ALSC reports more non-ALS lumber grade marks appearing in California and Quebec
In June of 2020, the International Code Council learned of lumber located in a port in the State of New York with a stamp by an organization not accredited by the American Lumber Standard Committee (ALSC) agency. The inclusion of the “No. 2” on the stamp may have given code officials, building inspectors, contractors and others the incorrect impression that the lumber had design properties attributable to lumber graded No. 2 under the ALSC system.
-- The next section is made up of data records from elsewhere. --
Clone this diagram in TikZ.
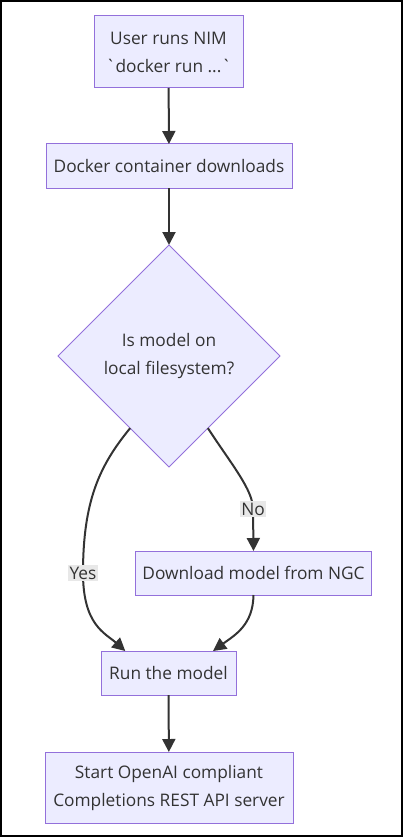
\documentclass[tikz,border=0pt]{standalone}
\usepackage{fontspec}
\setmainfont{Open Sans}
\usetikzlibrary{shapes.geometric,arrows.meta,calc}
\definecolor{nodefill}{HTML}{ECECFF}
\definecolor{nodeline}{HTML}{9370DB}
\definecolor{edgecol}{HTML}{333333}
\definecolor{lblbg}{HTML}{E8E8E8}
\definecolor{txt}{HTML}{333333}
\begin{document}
\begin{tikzpicture}[x=1pt,y=-1pt,
  box/.style={draw=nodeline, fill=nodefill, line width=1pt, text=txt,
    font=\fontsize{17.3}{28}\selectfont, align=center, inner sep=0pt, outer sep=0pt},
  decision/.style={box, diamond, aspect=1},
  flow/.style={draw=edgecol, line width=2pt, -{Triangle[length=13pt,width=13pt]}},
  lbl/.style={fill=lblbg, text=txt, font=\fontsize{17.3}{20}\selectfont, inner sep=1.5pt}
]
\path[use as bounding box] (0,0) rectangle (403,837);
\draw[black, line width=2pt] (1,1) rectangle (402,836);

\node[box, minimum width=149pt, minimum height=72pt] (start) at (168.5,52)
  {User runs NIM\\\textasciigrave docker run ...\textasciigrave};
\node[box, minimum width=246pt, minimum height=44pt] (dl) at (169,166)
  {Docker container downloads};
\node[decision, minimum width=222pt, minimum height=222pt] (dec) at (169,356)
  {Is model on\\local filesystem?};
\node[box, minimum width=236pt, minimum height=44pt] (ngc) at (253.5,573)
  {Download model from NGC};
\node[box, minimum width=135pt, minimum height=44pt] (run) at (168.5,673)
  {Run the model};
\node[box, minimum width=248pt, minimum height=71pt] (api) at (169,787.5)
  {Start OpenAI compliant\\Completions REST API server};

\draw[flow] (start) -- (dl);
\draw[flow] (dl) -- (dec);
\draw[flow] ($(dec.west)!0.65!(dec.south)$) .. controls (100,465) and (83,500) ..
  (83,573) node[lbl] {Yes}
  .. controls (83,625) and (105,633) .. ($(run.north west)!0.18!(run.north east)$);
\draw[flow] ($(dec.east)!0.65!(dec.south)$) .. controls (232,465) and (253,490) ..
  (253,509) node[lbl] {No} -- (ngc.north);
\draw[flow] (ngc.south) .. controls (253,625) and (235,635) ..
  ($(run.north west)!0.83!(run.north east)$);
\draw[flow] (run) -- (api);
\end{tikzpicture}
\end{document}
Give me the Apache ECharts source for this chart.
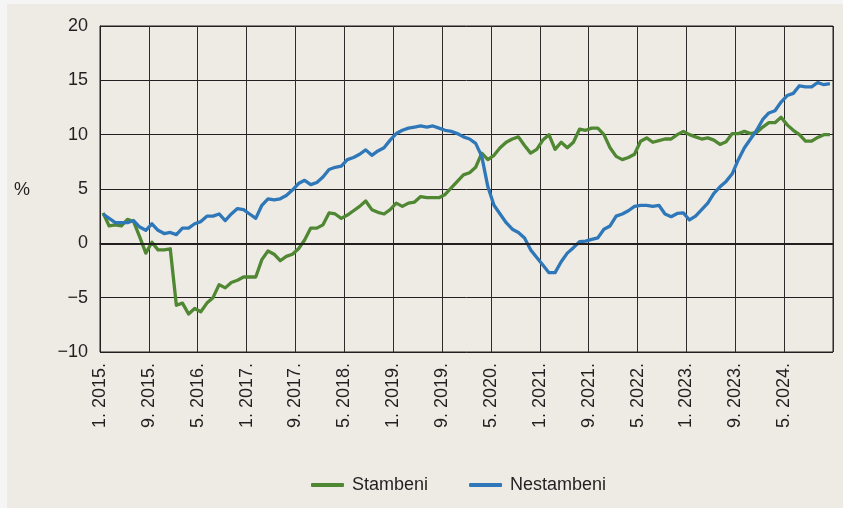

Prior to June, non-ALS grade marks were discovered on lumber in Texas, Georgia, Massachusetts and North Carolina. In September, the ALSC alerted its members and industry that a similar grade stamp was observed in Missouri and New Hampshire. This year in February, non-ALS grade marks were discovered on lumber in California and Quebec. The stamps do not come from any ALSC-accredited inspection agency, there are no ALS-approved design values that are attributable to lumber bearing this stamp and it should not be represented as a structural lumber product under the ALSC system.
Integrity and trust are core values of the Code Council and its family of solutions and we are working to inform construction professionals so that they can avoid incorrect impressions that could result from the non-ALS grade stamps on lumber. The ICC Evaluation Service (ICC-ES), a part of the Code Council’s family of solutions, understands the importance of approved labeling of building products, including fire-retardant-treated wood, preservative-treated wood and cross-laminated timber used in tall wood buildings. Widely recognized for its thorough technical evaluations, the company’s ICC-ES marks provide evidence that a product has gone through a rigorous technical evaluation by expert staff, ensuring compliance to the latest applicable codes and standards. The ICC-ES marks are the most widely accepted and recognized in North America and other regions around the world, and the preferred choice by code officials and government regulators – allowing them to instantly approve products for installation with confidence.
For example, the treated wood industry adopted stock labeling for ease in identifying preservative-treated sawn wood lumber products that are in compliance with the International Building and Residential Codes. The end tags have easily identifiable markings for both American Wood Protection Association (AWPA) Standard U1 and ICC-ES preservative-treated wood products. The AWPA Standard U1 product includes the checkmark symbol and the mark of the ALSC-accredited inspection agency.
“ICC-ES provides a complete comprehensive program for our clients,” said ICC-ES President Shahin Moinian. “On the job site, code officials trust and rely on ICC-ES listings because they allow approval of building products with confidence. Specifiers also look for the ICC-ES mark to ensure products meet consensus standards within the codes.”